What I Didn't Anticipate
Here's the honest part.
I did not fully anticipate how hard this moment in history would be for organizations like ours. Securing nonprofit grant funding is highly competitive right now, and getting harder. With federal funding in flux, a vast majority of nonprofits that previously relied on government dollars are now pivoting to private foundations, flooding already crowded application pools and driving approval rates down across the sector. Funders are more discerning than ever, requiring detailed proof of sustainability, financial health, and long-term impact, and they continue to heavily prioritize established organizations with proven track records. Over the past year we have submitted more than two dozen grant applications, some of the strongest we have ever written, and secured just two of them. That is not a reflection of the quality of our work. It is a reflection of how difficult this landscape has become for organizations like ours, doing equity-focused work in a political moment that is actively hostile to the communities we serve. We are not immune to that pressure, and we will not pretend otherwise.

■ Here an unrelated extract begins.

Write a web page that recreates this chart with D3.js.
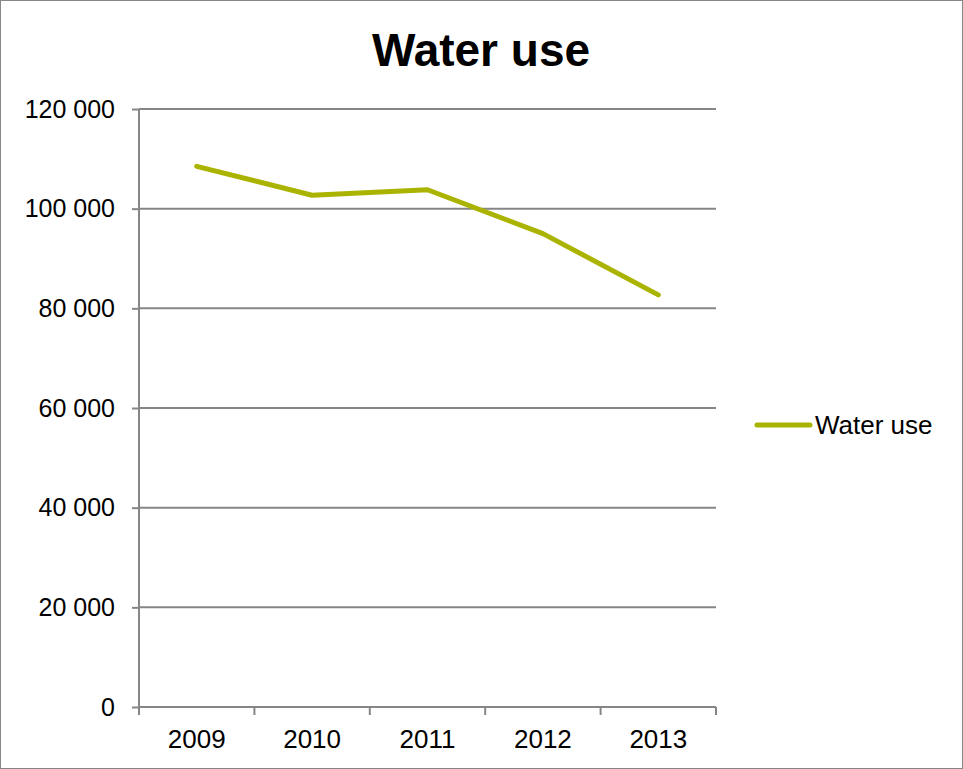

I also did not fully anticipate how much the transformation to a fiscal sponsorship platform would ask of us, and how much our team would rise to meet it. Serving eleven partner initiatives takes real infrastructure, expertise, and attention, and I am genuinely proud of what our small but mighty team has built. What I know now is that this model works, and that investing further in our capacity will only multiply what's already possible.

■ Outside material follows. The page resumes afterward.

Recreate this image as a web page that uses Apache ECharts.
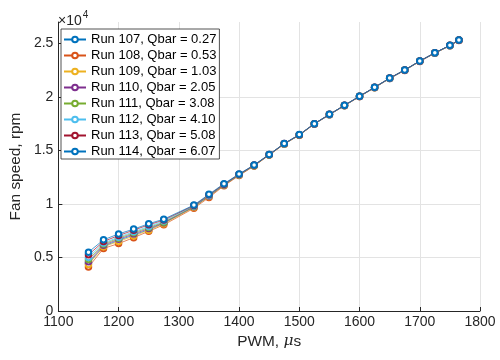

What has held us together is the same thing I wrote about two and a half years ago: the belief that communities already possess the power to create lasting change. Our job is to remove the barriers that stand between that power and its full expression. That belief has not wavered. If anything, this moment has sharpened it.
Where We Are Headed
We are actively building toward what comes next. That means growing our fiscal sponsorship platform thoughtfully and sustainably, investing in the infrastructure that allows our partner initiatives to do their best work, and continuing to develop PATCH and ECCHO as models for what community-driven change can look like.
We are also thinking beyond our own platform. As interest in fiscal sponsorship grows across the nonprofit sector, we feel a responsibility to help raise the bar for how this work gets done. Fiscal sponsorship done well is a powerful vehicle for community-driven change. Fiscal sponsorship done carelessly can cause real harm to the partners who depend on it.

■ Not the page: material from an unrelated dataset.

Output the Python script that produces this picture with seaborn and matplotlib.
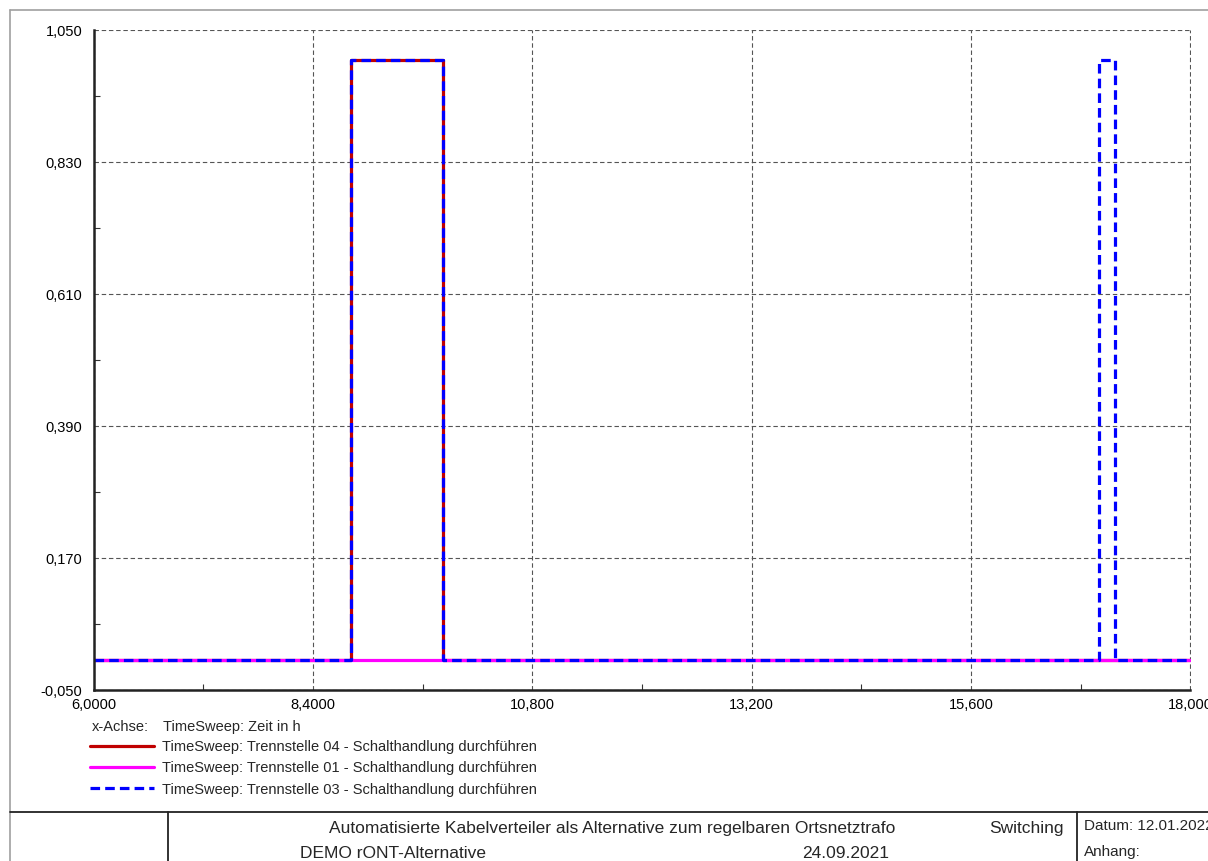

We have spent the last two and half years building and refining this model, and we want to be a resource for others who are stepping into this space. If you are exploring fiscal sponsorship, or deepening your own practice, we hope you will take a few minutes to read our latest thinking: Fiscal Sponsorship Is Growing. Let's Make Sure We Grow It Right.
It also means being clear-eyed about the climate we're operating in. Small nonprofits doing equity-focused work are being asked to do more with less, in a moment that is actively hostile to the communities we serve. We are navigating that reality and doing so from a position of strength. But strength has to be sustained, and that is where your support comes in.
How You Can Help
If you believe, as I do, that communities across Wisconsin deserve a fair and just opportunity to be healthy, to participate civilly, and to shape the systems that affect their lives, then I hope you'll consider investing in the infrastructure that makes that possible.
A donation to Embolden WI is a donation to every initiative in our network. It is a donation to the mothers, young people, advocates, and community leaders who are doing the hard, necessary work of building a more equitable Wisconsin. It is an investment in the home we are building together.
We are still here. We are still building. And we are grateful, every day, for the people who believe this work matters.